→ Description of the task
Your copy of the material below should match it exactly, except that it holds no pictures.

(Collected data entries)
- - -
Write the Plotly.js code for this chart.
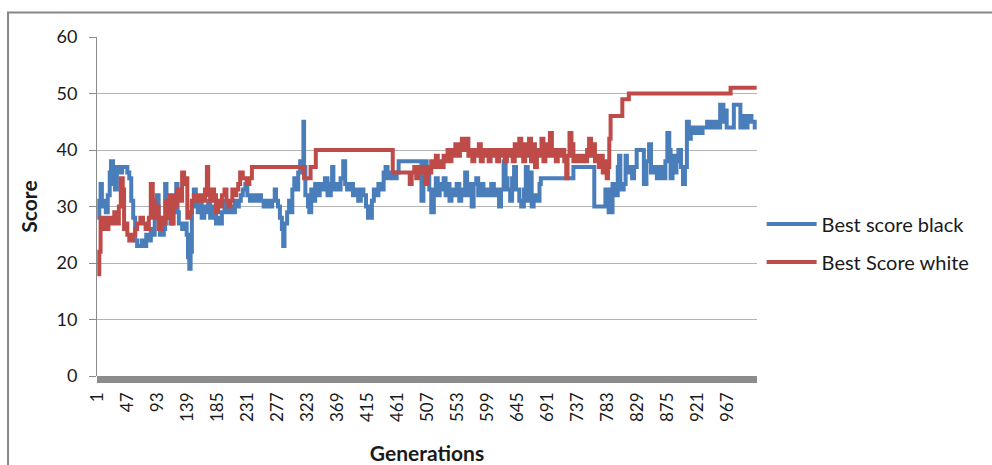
<!DOCTYPE html>
<html>
<head>
<meta charset="utf-8">
<script src="https://cdn.plot.ly/plotly-3.0.1.min.js"></script>
<style>html,body{margin:0;padding:0;background:#fff;}#chart{width:992px;height:465px;}</style>
</head>
<body>
<div id="chart"></div>
<script>
const seriesNames = ["Best score black", "Best Score white"];
const genTicks = [1,47,93,139,185,231,277,323,369,415,461,507,553,599,645,691,737,783,829,875,921,967];

const blackGen = [1,4,6,8,11,14,17,20,22,25,28,31,36,39,47,50,53,56,59,62,69,73,76,80,83,86,89,92,95,97,103,105,107,110,113,116,119,122,124,126,131,135,138,140,142,144,146,149,152,155,158,161,165,168,171,174,177,180,183,186,189,192,196,199,202,205,208,212,215,218,221,224,228,231,235,238,243,248,252,256,261,265,269,273,275,278,281,284,286,288,292,295,298,300,303,306,309,312,315,317,318,320,324,326,329,332,335,338,342,346,350,354,359,361,363,366,370,374,378,381,384,389,393,397,401,405,409,413,416,422,425,428,432,436,440,443,446,450,456,460,463,498,501,506,510,513,517,520,523,526,529,532,535,538,541,544,547,552,556,559,562,565,568,571,575,578,582,585,589,593,597,601,605,609,614,617,620,624,627,630,634,637,640,643,648,651,655,658,661,664,667,670,675,679,681,731,763,780,785,791,795,799,801,803,808,811,813,817,821,824,828,839,843,847,850,854,859,863,867,872,875,878,880,883,886,889,892,896,899,902,905,908,911,915,919,925,929,936,942,948,952,956,961,964,966,977,987,990,995,998,1004,1009,1012];
const blackScore = [28,31,34,30,31,29,32,36,38,34,33,37,36,37,36,35,31,28,24,23,24,23,25,24,26,25,28,32,28,25,26,34,28,30,27,30,29,34,29,27,26,27,25,21,19,22,30,33,31,29,31,28,30,29,31,28,30,29,27,28,27,29,31,30,29,30,29,31,30,31,32,33,34,32,31,32,31,32,31,30,31,30,31,33,31,30,28,26,23,27,29,31,29,33,35,33,36,38,36,45,37,32,30,29,33,31,34,32,34,33,35,32,34,37,33,34,33,35,38,34,33,34,32,33,31,33,32,30,28,31,33,32,34,33,36,37,35,36,35,36,38,31,38,36,33,29,33,35,32,34,33,35,32,34,31,33,32,34,31,33,32,36,32,34,30,34,35,32,34,32,33,32,34,32,33,30,33,38,35,33,31,35,37,33,31,30,33,37,31,36,30,32,31,34,35,37,30,33,29,34,32,37,39,33,34,39,36,37,35,37,40,34,38,41,36,37,35,37,35,38,43,40,35,39,36,38,40,37,34,37,45,42,44,43,44,43,44,45,44,45,44,48,45,47,44,48,44,46,44,46,45,44,44];

const whiteGen = [1,4,6,9,12,15,18,21,24,27,30,34,37,40,42,45,47,50,55,59,62,67,71,75,80,83,86,89,92,95,100,103,106,109,112,115,118,121,123,127,131,134,137,139,143,146,149,153,157,161,166,169,171,174,177,180,183,186,189,192,196,199,202,205,208,211,214,217,220,224,230,234,238,318,328,336,454,480,483,487,490,493,496,500,504,507,510,513,517,520,523,526,529,532,535,538,541,544,547,550,554,557,560,564,567,570,573,576,579,582,586,589,592,595,598,601,604,607,610,614,617,620,623,626,629,632,635,638,641,644,648,651,654,657,660,663,666,669,672,675,678,682,685,688,691,695,698,701,704,707,711,714,717,720,722,725,728,731,735,739,744,748,752,755,758,761,764,767,770,773,776,780,782,784,786,788,806,816,972,1012];
const whiteScore = [18,22,28,26,28,26,27,28,27,29,27,30,35,33,26,27,25,24,25,26,27,28,27,26,28,34,31,28,30,26,28,27,31,28,32,27,32,30,33,31,36,34,35,28,29,31,32,31,32,31,33,37,32,31,33,32,29,31,30,32,33,31,30,31,33,32,33,34,36,35,34,35,37,35,37,40,36,34,36,37,35,37,36,37,34,37,36,38,37,39,37,38,37,39,38,40,38,40,39,41,39,40,42,40,42,39,40,38,40,39,41,38,40,39,40,38,40,39,40,38,40,39,40,38,40,39,40,38,41,39,42,40,38,41,39,42,38,41,37,40,39,42,38,41,39,43,39,40,38,40,39,40,38,35,39,43,41,38,39,38,39,38,40,42,39,41,38,39,37,39,36,38,35,37,42,46,49,50,51,51];

const FONT = "Lato, 'Open Sans', sans-serif";
const BLUE = "#4a7ebb", RED = "#be4b48";

const traces = [
  {x: blackGen, y: blackScore, name: seriesNames[0], type: "scatter", mode: "lines",
   line: {color: BLUE, width: 4, shape: "hv"}, legendgroup: "a"},
  {x: whiteGen, y: whiteScore, name: seriesNames[1], type: "scatter", mode: "lines",
   line: {color: RED, width: 4, shape: "hv"}, legendgroup: "b"}
];

const layout = {
  width: 992, height: 465,
  margin: {l: 97, r: 235, t: 37, b: 89},
  paper_bgcolor: "#fff", plot_bgcolor: "#fff",
  font: {family: FONT, color: "#1a1a1a", size: 16},
  showlegend: true,
  legend: {x: 1.007, y: 0.392, xanchor: "left", yanchor: "middle",
           font: {family: FONT, size: 20, color: "#1a1a1a"},
           traceorder: "grouped", tracegroupgap: 9, itemwidth: 50, bgcolor: "rgba(0,0,0,0)"},
  xaxis: {
    range: [0.5, 1012.5], tickmode: "array", tickvals: genTicks, ticktext: genTicks.map(String),
    tickangle: -90, tickfont: {family: FONT, size: 17, color: "#1a1a1a"},
    showgrid: false, zeroline: false, showline: false, ticks: "", ticklabelstandoff: 12,
    title: {text: "<b>Generations</b>", font: {family: FONT, size: 21, color: "#1a1a1a"}, standoff: 28},
    automargin: false
  },
  yaxis: {
    range: [0, 60], dtick: 10, tick0: 0,
    showgrid: true, gridcolor: "#b4b4b4", gridwidth: 1, zeroline: false,
    showline: true, linecolor: "#8a8a8a", linewidth: 1,
    ticks: "outside", ticklen: 7, tickcolor: "#8a8a8a",
    tickfont: {family: FONT, size: 18, color: "#1a1a1a"}, ticklabelstandoff: 8,
    title: {text: "<b>Score</b>", font: {family: FONT, size: 21, color: "#1a1a1a"}, standoff: 13},
    automargin: false
  },
  shapes: [
    {type: "rect", xref: "paper", yref: "paper", x0: 0, x1: 1,
     ysizemode: "pixel", yanchor: 0, y0: -7, y1: 0,
     fillcolor: "#8c8c8c", line: {width: 0}},
    {type: "rect", xref: "paper", yref: "paper", x0: -0.1348, x1: 1.6, y0: -0.6, y1: 1.0723,
     fillcolor: "rgba(0,0,0,0)", line: {color: "#878787", width: 2}}
  ]
};

Plotly.newPlot("chart", traces, layout, {displayModeBar: false, staticPlot: true});
</script>
</body>
</html>
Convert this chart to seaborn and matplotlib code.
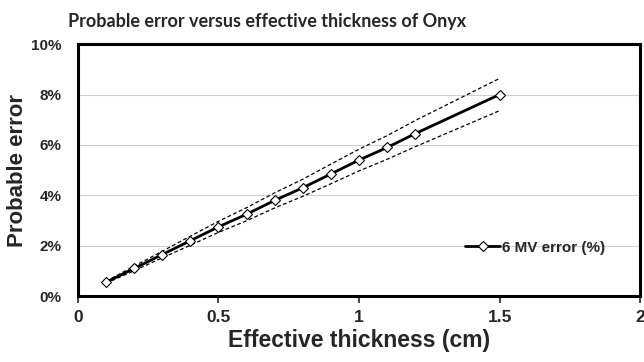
- - -
→ Exercise response
Write the Plotly.js code for this chart.
<!DOCTYPE html>
<html>
<head>
<meta charset="utf-8">
<script src="https://cdn.plot.ly/plotly-3.0.1.min.js"></script>
<style>html,body{margin:0;padding:0;background:#fff;}#chart{width:992px;height:465px;}</style>
</head>
<body>
<div id="chart"></div>
<script>
const seriesNames = ["Best score black", "Best Score white"];
const genTicks = [1,47,93,139,185,231,277,323,369,415,461,507,553,599,645,691,737,783,829,875,921,967];

const blackGen = [1,4,6,8,11,14,17,20,22,25,28,31,36,39,47,50,53,56,59,62,69,73,76,80,83,86,89,92,95,97,103,105,107,110,113,116,119,122,124,126,131,135,138,140,142,144,146,149,152,155,158,161,165,168,171,174,177,180,183,186,189,192,196,199,202,205,208,212,215,218,221,224,228,231,235,238,243,248,252,256,261,265,269,273,275,278,281,284,286,288,292,295,298,300,303,306,309,312,315,317,318,320,324,326,329,332,335,338,342,346,350,354,359,361,363,366,370,374,378,381,384,389,393,397,401,405,409,413,416,422,425,428,432,436,440,443,446,450,456,460,463,498,501,506,510,513,517,520,523,526,529,532,535,538,541,544,547,552,556,559,562,565,568,571,575,578,582,585,589,593,597,601,605,609,614,617,620,624,627,630,634,637,640,643,648,651,655,658,661,664,667,670,675,679,681,731,763,780,785,791,795,799,801,803,808,811,813,817,821,824,828,839,843,847,850,854,859,863,867,872,875,878,880,883,886,889,892,896,899,902,905,908,911,915,919,925,929,936,942,948,952,956,961,964,966,977,987,990,995,998,1004,1009,1012];
const blackScore = [28,31,34,30,31,29,32,36,38,34,33,37,36,37,36,35,31,28,24,23,24,23,25,24,26,25,28,32,28,25,26,34,28,30,27,30,29,34,29,27,26,27,25,21,19,22,30,33,31,29,31,28,30,29,31,28,30,29,27,28,27,29,31,30,29,30,29,31,30,31,32,33,34,32,31,32,31,32,31,30,31,30,31,33,31,30,28,26,23,27,29,31,29,33,35,33,36,38,36,45,37,32,30,29,33,31,34,32,34,33,35,32,34,37,33,34,33,35,38,34,33,34,32,33,31,33,32,30,28,31,33,32,34,33,36,37,35,36,35,36,38,31,38,36,33,29,33,35,32,34,33,35,32,34,31,33,32,34,31,33,32,36,32,34,30,34,35,32,34,32,33,32,34,32,33,30,33,38,35,33,31,35,37,33,31,30,33,37,31,36,30,32,31,34,35,37,30,33,29,34,32,37,39,33,34,39,36,37,35,37,40,34,38,41,36,37,35,37,35,38,43,40,35,39,36,38,40,37,34,37,45,42,44,43,44,43,44,45,44,45,44,48,45,47,44,48,44,46,44,46,45,44,44];

const whiteGen = [1,4,6,9,12,15,18,21,24,27,30,34,37,40,42,45,47,50,55,59,62,67,71,75,80,83,86,89,92,95,100,103,106,109,112,115,118,121,123,127,131,134,137,139,143,146,149,153,157,161,166,169,171,174,177,180,183,186,189,192,196,199,202,205,208,211,214,217,220,224,230,234,238,318,328,336,454,480,483,487,490,493,496,500,504,507,510,513,517,520,523,526,529,532,535,538,541,544,547,550,554,557,560,564,567,570,573,576,579,582,586,589,592,595,598,601,604,607,610,614,617,620,623,626,629,632,635,638,641,644,648,651,654,657,660,663,666,669,672,675,678,682,685,688,691,695,698,701,704,707,711,714,717,720,722,725,728,731,735,739,744,748,752,755,758,761,764,767,770,773,776,780,782,784,786,788,806,816,972,1012];
const whiteScore = [18,22,28,26,28,26,27,28,27,29,27,30,35,33,26,27,25,24,25,26,27,28,27,26,28,34,31,28,30,26,28,27,31,28,32,27,32,30,33,31,36,34,35,28,29,31,32,31,32,31,33,37,32,31,33,32,29,31,30,32,33,31,30,31,33,32,33,34,36,35,34,35,37,35,37,40,36,34,36,37,35,37,36,37,34,37,36,38,37,39,37,38,37,39,38,40,38,40,39,41,39,40,42,40,42,39,40,38,40,39,41,38,40,39,40,38,40,39,40,38,40,39,40,38,40,39,40,38,41,39,42,40,38,41,39,42,38,41,37,40,39,42,38,41,39,43,39,40,38,40,39,40,38,35,39,43,41,38,39,38,39,38,40,42,39,41,38,39,37,39,36,38,35,37,42,46,49,50,51,51];

const FONT = "Lato, 'Open Sans', sans-serif";
const BLUE = "#4a7ebb", RED = "#be4b48";

const traces = [
  {x: blackGen, y: blackScore, name: seriesNames[0], type: "scatter", mode: "lines",
   line: {color: BLUE, width: 4, shape: "hv"}, legendgroup: "a"},
  {x: whiteGen, y: whiteScore, name: seriesNames[1], type: "scatter", mode: "lines",
   line: {color: RED, width: 4, shape: "hv"}, legendgroup: "b"}
];

const layout = {
  width: 992, height: 465,
  margin: {l: 97, r: 235, t: 37, b: 89},
  paper_bgcolor: "#fff", plot_bgcolor: "#fff",
  font: {family: FONT, color: "#1a1a1a", size: 16},
  showlegend: true,
  legend: {x: 1.007, y: 0.392, xanchor: "left", yanchor: "middle",
           font: {family: FONT, size: 20, color: "#1a1a1a"},
           traceorder: "grouped", tracegroupgap: 9, itemwidth: 50, bgcolor: "rgba(0,0,0,0)"},
  xaxis: {
    range: [0.5, 1012.5], tickmode: "array", tickvals: genTicks, ticktext: genTicks.map(String),
    tickangle: -90, tickfont: {family: FONT, size: 17, color: "#1a1a1a"},
    showgrid: false, zeroline: false, showline: false, ticks: "", ticklabelstandoff: 12,
    title: {text: "<b>Generations</b>", font: {family: FONT, size: 21, color: "#1a1a1a"}, standoff: 28},
    automargin: false
  },
  yaxis: {
    range: [0, 60], dtick: 10, tick0: 0,
    showgrid: true, gridcolor: "#b4b4b4", gridwidth: 1, zeroline: false,
    showline: true, linecolor: "#8a8a8a", linewidth: 1,
    ticks: "outside", ticklen: 7, tickcolor: "#8a8a8a",
    tickfont: {family: FONT, size: 18, color: "#1a1a1a"}, ticklabelstandoff: 8,
    title: {text: "<b>Score</b>", font: {family: FONT, size: 21, color: "#1a1a1a"}, standoff: 13},
    automargin: false
  },
  shapes: [
    {type: "rect", xref: "paper", yref: "paper", x0: 0, x1: 1,
     ysizemode: "pixel", yanchor: 0, y0: -7, y1: 0,
     fillcolor: "#8c8c8c", line: {width: 0}},
    {type: "rect", xref: "paper", yref: "paper", x0: -0.1348, x1: 1.6, y0: -0.6, y1: 1.0723,
     fillcolor: "rgba(0,0,0,0)", line: {color: "#878787", width: 2}}
  ]
};

Plotly.newPlot("chart", traces, layout, {displayModeBar: false, staticPlot: true});
</script>
</body>
</html>
Convert this chart to seaborn and matplotlib code.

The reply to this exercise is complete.